Star Wars: The High Republic: Light of the Jedi is the first novel of the Star Wars: The High Republic multi-media project launched in 2021. The novel was written by Charles Soule, and is set approximately 200 years before the events of Star Wars: The Phantom Menace. It was followed by a sequel, The Rising Storm.

== Setting ==
The story introduces several powerful Jedi during a time of galactic peace, termed "The High Republic," as they prepare to launch the Starlight Beacon, a massive space station which will aid communication between distant worlds. Interference by the villainous pirate group known as the Nihil creates a catastrophic hyperspace event called "The Great Disaster," which places the Jedi and the planets they protect in danger.

== Plot ==
The Legacy Run, a cargo and passenger ship, speeds through hyperspace and, while attempting to avoid a collision with an unexpected obstacle, shatters into many pieces. The debris from the large vessel begins to emerge from hyperspace at different locations and points in time across the galaxy, causing chaos in shipping routes and disastrous loss of life where the pieces impact occupied planets. The Jedi, led by Avar Kriss, attempt to aid the citizens of the Hetzal System to escape disaster; they use the Force to reroute a piece of the Legacy Run containing dangerous gas away from impacting a sun, which would have caused a supernova explosion.

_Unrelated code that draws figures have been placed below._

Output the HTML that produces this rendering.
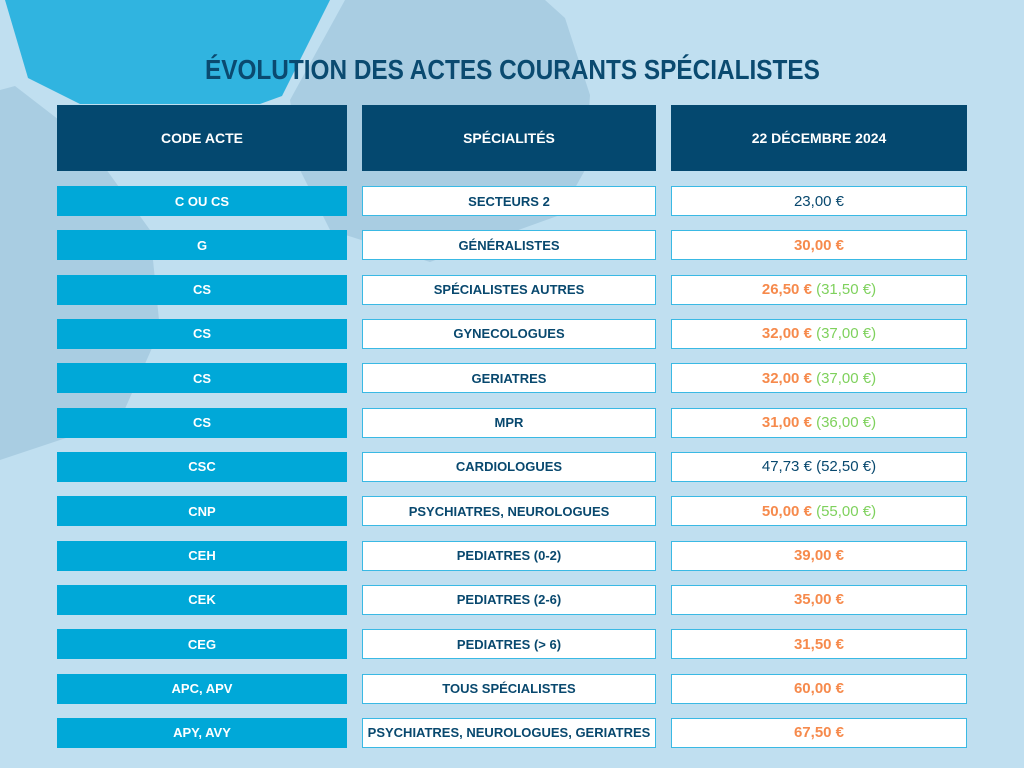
<!DOCTYPE html>
<html><head><meta charset="utf-8"><style>
body{margin:0;width:1024px;height:768px;background:#c0dff0;position:relative;overflow:hidden;font-family:"Liberation Sans",sans-serif}
.t{position:absolute;left:0;width:1024px;top:54px;text-align:center;color:#0a4a70;font-weight:bold;font-size:28px}
.t span{display:inline-block;transform:scaleX(.87)}
.c{position:absolute;box-sizing:border-box;display:flex;align-items:center;justify-content:center;font-weight:bold;font-size:13px}
.h{background:#04486f;color:#fff;top:105px;height:66px;font-size:14px}
.k{background:#00a8d8;color:#fff;height:30px}
.s{background:#fff;border:1.5px solid #3ab9e4;color:#08486e;height:30px}
.v{background:#fff;border:1.5px solid #3ab9e4;color:#08486e;height:30px;font-weight:normal;font-size:15px}
.o{color:#f68a4c;font-weight:bold}.g{color:#7ed15c}
</style></head><body>
<svg style="position:absolute;left:0;top:0" width="1024" height="768">
<polygon points="0,90 15,86 85,140 150,230 160,330 120,420 0,460" fill="#a9cde2"/>
<polygon points="345,0 545,0 565,18 590,95 585,170 560,215 430,262 330,230 300,170 290,100" fill="#a9cde2"/>
<polygon points="5,0 330,0 282,96 260,104 80,104 28,78" fill="#30b4e0"/>
</svg>
<div class="t"><span>ÉVOLUTION DES ACTES COURANTS SPÉCIALISTES</span></div>
<div class="c h" style="left:57px;width:290px">CODE ACTE</div>
<div class="c h" style="left:362px;width:294px">SPÉCIALITÉS</div>
<div class="c h" style="left:671px;width:296px">22 DÉCEMBRE 2024</div>
<script>
const codes=["C OU CS","G","CS","CS","CS","CS","CSC","CNP","CEH","CEK","CEG","APC, APV","APY, AVY"];
const specs=["SECTEURS 2","GÉNÉRALISTES","SPÉCIALISTES AUTRES","GYNECOLOGUES","GERIATRES","MPR","CARDIOLOGUES","PSYCHIATRES, NEUROLOGUES","PEDIATRES (0-2)","PEDIATRES (2-6)","PEDIATRES (> 6)","TOUS SPÉCIALISTES","PSYCHIATRES, NEUROLOGUES, GERIATRES"];
const prices=["23,00 €","30,00 €","26,50 €","32,00 €","32,00 €","31,00 €","47,73 €","50,00 €","39,00 €","35,00 €","31,50 €","60,00 €","67,50 €"];
const extras=["","","31,50 €","37,00 €","37,00 €","36,00 €","52,50 €","55,00 €","","","","",""];
const highlight=[0,1,1,1,1,1,0,1,1,1,1,1,1];
const root=document.body;
codes.forEach((c,i)=>{
 const y=186+i*44.33;
 const a=document.createElement('div');a.className='c k';a.style.cssText=`left:57px;width:290px;top:${y}px`;a.textContent=c;
 
 
 const b=document.createElement('div');b.className='c s';b.style.cssText=`left:362px;width:294px;top:${y}px`;b.textContent=specs[i];
 
 
 const v=document.createElement('div');v.className='c v';v.style.cssText=`left:671px;width:296px;top:${y}px`;
 
 
 let h=highlight[i]?`<span class="o">${prices[i]}</span>`:prices[i];
 if(extras[i])h+=`&nbsp;<span class="${highlight[i]?'g':''}">(${extras[i]})</span>`;
 v.innerHTML=h;
 root.append(a,b,v);
});
</script>
</body></html>
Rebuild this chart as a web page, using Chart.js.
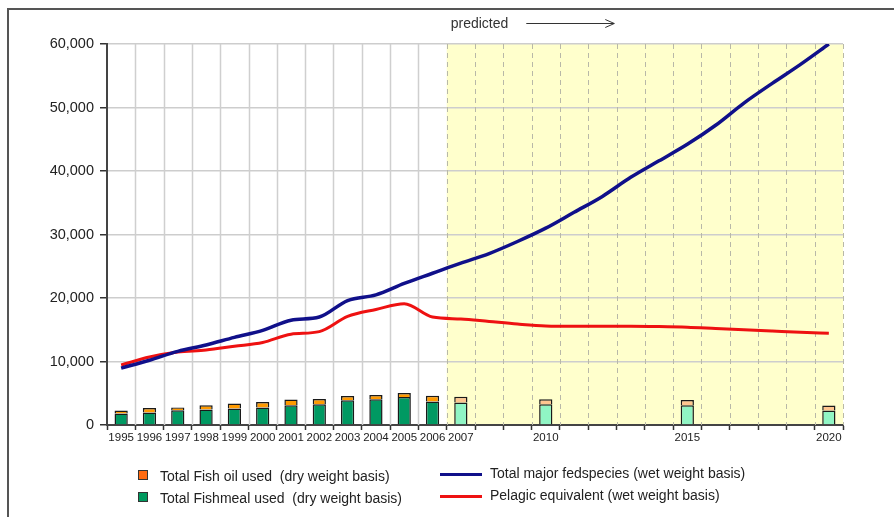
<!DOCTYPE html>
<html>
<head>
<meta charset="utf-8">
<script src="https://cdn.jsdelivr.net/npm/chart.js@4.4.0/dist/chart.umd.min.js"></script>
<style>
body { margin: 0; background: #fff; font-family: 'Liberation Sans', Arial, sans-serif; }
#wrap { position: relative; width: 894px; height: 517px; overflow: hidden; }
#frame { position: absolute; left: 7px; top: 8px; width: 920px; height: 540px; border-top: 2px solid #555; border-left: 2px solid #555; }
canvas { position: absolute; left: 0; top: 0; }
.leg { position: absolute; font-size: 14px; color: #222; white-space: pre; line-height: 16px; }
.sq { position: absolute; width: 8px; height: 8px; border: 1px solid #333; }
.ln { position: absolute; width: 42px; height: 3px; }
</style>
</head>
<body>
<div id="wrap">
  <div id="frame"></div>
  <canvas id="chart" width="894" height="517"></canvas>
  <div class="sq" style="left:138px;top:470px;background:#ff6a10"></div>
  <div class="leg" style="left:160px;top:468px">Total Fish oil used  (dry weight basis)</div>
  <div class="sq" style="left:138px;top:492px;background:#00995e"></div>
  <div class="leg" style="left:160px;top:490px">Total Fishmeal used  (dry weight basis)</div>
  <div class="ln" style="left:440px;top:473px;background:#10108a"></div>
  <div class="leg" style="left:490px;top:465px">Total major fedspecies (wet weight basis)</div>
  <div class="ln" style="left:440px;top:495px;background:#ee1111"></div>
  <div class="leg" style="left:490px;top:487px">Pelagic equivalent (wet weight basis)</div>
</div>
<script>
// categorias (años)
const years = ['1995', '1996', '1997', '1998', '1999', '2000', '2001', '2002', '2003', '2004', '2005', '2006', '2007',
    '2008', '2009', '2010', '2011', '2012', '2013', '2014', '2015', '2016', '2017', '2018', '2019', '2020'];
const labelledYears = ['1995', '1996', '1997', '1998', '1999', '2000', '2001', '2002', '2003', '2004', '2005', '2006', '2007',
    '2010', '2015', '2020'];
const firstPredicted = '2007';

// barras (dry weight basis)
const fishmealUsed = [1800, 1980, 2340, 2440, 2600, 2760, 3120, 3280, 3900, 4060, 4420, 3690, 3540,
    null, null, 3280, null, null, null, null, 3120, null, null, null, null, 2290];
const fishOilUsed = [500, 700, 400, 680, 780, 880, 880, 820, 670, 670, 620, 930, 920,
    null, null, 780, null, null, null, null, 830, null, null, null, null, 780];

// lineas (wet weight basis)
const fedSpecies = [8950, 10200, 11600, 12600, 13800, 14900, 16500, 17000, 19600, 20500, 22300, 23900, 25500,
    27000, 28900, 31000, 33500, 36000, 39000, 41600, 44200, 47200, 50700, 53800, 56800, 60000];
const pelagicEquivalent = [9450, 10700, 11500, 11800, 12400, 13000, 14300, 14700, 17100, 18200, 19100, 17000, 16700,
    16300, 15900, 15600, 15550, 15550, 15550, 15500, 15400, 15200, 15000, 14800, 14600, 14450];

const yTicks = [0, 10000, 20000, 30000, 40000, 50000, 60000];

const predIndex = years.indexOf(firstPredicted);
const isPredicted = i => i >= predIndex;

// fondo amarillo, rejilla vertical y texto "predicted"
const backdrop = {
    id: 'backdrop',
    beforeDraw(chart) {
        const { ctx, chartArea: a, scales: { x } } = chart;
        const step = x.getPixelForValue(1) - x.getPixelForValue(0);
        const start = x.getPixelForValue(predIndex) - step / 2;
        ctx.save();
        ctx.fillStyle = '#ffffcc';
        ctx.fillRect(start, a.top, a.right - start, a.bottom - a.top);
        ctx.restore();
    },
    beforeDatasetsDraw(chart) {
        const { ctx, chartArea: a, scales: { x } } = chart;
        ctx.save();
        for (let i = 1; i <= years.length; i++) {
            const px = Math.round(x.getPixelForValue(i - 0.5)) + 0.5;
            if (i < predIndex) {
                ctx.setLineDash([]);
                ctx.strokeStyle = '#cfcfcf';
                ctx.lineWidth = 1.5;
            } else {
                ctx.setLineDash([5, 4]);
                ctx.strokeStyle = '#b8b8a8';
                ctx.lineWidth = 1;
            }
            ctx.beginPath();
            ctx.moveTo(px, a.top);
            ctx.lineTo(px, a.bottom);
            ctx.stroke();
        }
        ctx.restore();
    },
    afterDraw(chart) {
        const { ctx, chartArea: a, scales: { x } } = chart;
        const step = x.getPixelForValue(1) - x.getPixelForValue(0);
        const start = x.getPixelForValue(predIndex) - step / 2;
        const ty = a.top - 20;
        ctx.save();
        ctx.font = '14px "Liberation Sans", Arial, sans-serif';
        ctx.fillStyle = '#333';
        ctx.textBaseline = 'middle';
        ctx.fillText('predicted', start + 4, ty);
        const x0 = start + 4 + ctx.measureText('predicted').width + 18;
        const x1 = x0 + 88;
        ctx.strokeStyle = '#333';
        ctx.lineWidth = 1;
        ctx.beginPath();
        ctx.moveTo(x0, ty - 0.5);
        ctx.lineTo(x1, ty - 0.5);
        ctx.moveTo(x1 - 9, ty - 4.5);
        ctx.lineTo(x1, ty - 0.5);
        ctx.lineTo(x1 - 9, ty + 3.5);
        ctx.stroke();
        ctx.restore();
    }
};

const font = '"Liberation Sans", Arial, sans-serif';

new Chart(document.getElementById('chart').getContext('2d'), {
    type: 'bar',
    data: {
        labels: years,
        datasets: [
            {
                type: 'line',
                label: 'Total major fedspecies (wet weight basis)',
                data: fedSpecies,
                borderColor: '#10108a',
                borderWidth: 3.5,
                pointRadius: 0,
                cubicInterpolationMode: 'monotone',
                stack: 'fed',
                order: 1
            },
            {
                type: 'line',
                label: 'Pelagic equivalent (wet weight basis)',
                data: pelagicEquivalent,
                borderColor: '#ee1111',
                borderWidth: 3,
                pointRadius: 0,
                cubicInterpolationMode: 'monotone',
                stack: 'pel',
                order: 1
            },
            {
                label: 'Total Fishmeal used  (dry weight basis)',
                data: fishmealUsed,
                backgroundColor: c => isPredicted(c.dataIndex) ? '#90f5c4' : '#009962',
                borderColor: '#1a1a1a',
                borderWidth: 1.5,
                barPercentage: 0.9,
                categoryPercentage: 0.52,
                stack: 'fish',
                order: 2
            },
            {
                label: 'Total Fish oil used  (dry weight basis)',
                data: fishOilUsed,
                backgroundColor: c => isPredicted(c.dataIndex) ? '#ffc690' : '#ff9a00',
                borderColor: '#1a1a1a',
                borderWidth: 1.5,
                barPercentage: 0.9,
                categoryPercentage: 0.52,
                stack: 'fish',
                order: 2
            }
        ]
    },
    options: {
        responsive: false,
        animation: false,
        layout: { padding: { left: 0, top: 44, right: 51, bottom: 72 } },
        plugins: {
            legend: { display: false },
            tooltip: { enabled: false }
        },
        scales: {
            x: {
                stacked: true,
                offset: true,
                afterFit: s => { s.height = 20; },
                grid: {
                    offset: true,
                    drawOnChartArea: false,
                    tickLength: 5,
                    tickColor: '#333',
                    tickWidth: 1.5
                },
                border: { color: '#444', width: 2 },
                ticks: {
                    autoSkip: false,
                    maxRotation: 0,
                    padding: 1,
                    color: '#222',
                    font: { family: font, size: 11.5 },
                    callback: function (v) {
                        const lab = this.getLabelForValue(v);
                        return labelledYears.includes(lab) ? lab : '';
                    }
                }
            },
            y: {
                stacked: true,
                min: yTicks[0],
                max: yTicks[yTicks.length - 1],
                afterFit: s => { s.width = 107; },
                afterBuildTicks: s => { s.ticks = yTicks.map(v => ({ value: v })); },
                grid: {
                    color: '#cdcdcd',
                    lineWidth: 1.5,
                    tickLength: 7,
                    tickColor: '#333',
                    tickWidth: 1.5
                },
                border: { color: '#444', width: 2 },
                ticks: {
                    padding: 6,
                    color: '#222',
                    font: { family: font, size: 14.5 },
                    callback: v => v.toLocaleString('en-US')
                }
            }
        }
    },
    plugins: [backdrop]
});
</script>
</body>
</html>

Republic Chancellor Lina Soh closes the hyperspace lanes. With the opening ceremonies of the newly completed Starlight Beacon only a few weeks away, she tasks the Jedi with discovering the cause of the "emergences" and finding a way to predict the next events. As they search the galaxy for answers, the pirate group known as the Nihil seek to take advantage of the closed hyperspace lanes. Marchion Ro, who holds the title of the Eye of the Nihil, has devised a way to predict the path of the next "emergence," and manipulates the Nihil leaders, the Tempest Runners, into a scheme to blackmail the planets who will soon be destroyed by the debris. The Tempest Runners soon begin to fight with each other and greed overtakes them. One of them reveals his presence to the Republic during a failed blackmail attempt, and the Nihil are confronted in space by Republic and Jedi fighters. Marchion uses the infighting to seize control of the Nihil organization.

Marchion sends Nihil forces to the planet Elphrona to kidnap a wealthy family. Jedi Master Loden Greatstorm and his Padawan Bell Zettifar foil the attempt, but Loden is captured by the Nihil. Marchion confesses to Loden that he orchestrated the Legacy Run's hyperspace accident, the "emergences," and the Jedi's rescue of the family on Elphrona, in order to create the chaos which led to his new control of the Nihil, as well as to capture a Jedi. He has more plans for the Jedi and the Nihil that have yet to be revealed. When the "emergences" cease, Soh re-opens the hyperspace lanes and launches the opening of the Starlight Beacon in an attempt to restore hope to the galaxy.

== Main characters ==
- Avar Kriss, a Jedi Master, considered the best and noblest of the Jedi.
- Loden Greatstorm, a Twi’lek Jedi Master, master of Padawan Bell Zettifar.
- Elzar Mann, a Jedi who forms a close relationship with Avar Kriss.
- Burryaga, a Wookiee Padawan with heightened emotional sensitivity.
- The Nihil, a group of brutal, savage marauders, based in the Outer Rim.
- Marchion Ro, the Eye of the Nihil, an important post within the Nihil organization, who plots the group's attacks.

== Reception ==
In the first week of its release, Light of the Jedi was the #2 best selling novel on Amazon, and #1 on The New York Times Best Seller list of hardcover fiction, staying on the list for four weeks.

Light of the Jedi received mostly positive reviews, though some were mixed on the story and its standing as an introduction to the era. /Film called the novel "an intriguing and ambitious start to a new era," and Screen Rant praised Soule's efforts to launch the new saga: "The galaxy he introduces feels familiar and yet different, gripping in a way that's absolutely thrilling." The Washington Post identifies Light of the Jedi as "a welcoming entry point for newcomers to Star Wars, the lore of which can be intimidating to the uninitiated."

Den of Geek said the novel offers "an excellent adventure if you're able to just stick around long enough to figure things out... Cool creatures, inventive action that bends but never breaks the rules of the Force, and compelling relationships and perspectives are all here. But Light of the Jedi also requires the reader to do some work, with an opening that introduces so many characters there's no time to understand why one should care about any of them."

Forbes also gave Light of the Jedi a mixed reception, calling "the Nihil and their various leaders a lot more interesting than the actual Jedi in this story," claiming "there are way too many perspectives... so much so that it's hard to really pick characters to empathize with." Escapist Magazine criticized the book's "drawn-out pacing and odd creative choices", as well as calling its dialogue stilted and finding Light of the Jedi to be "a fairly traditional disaster story."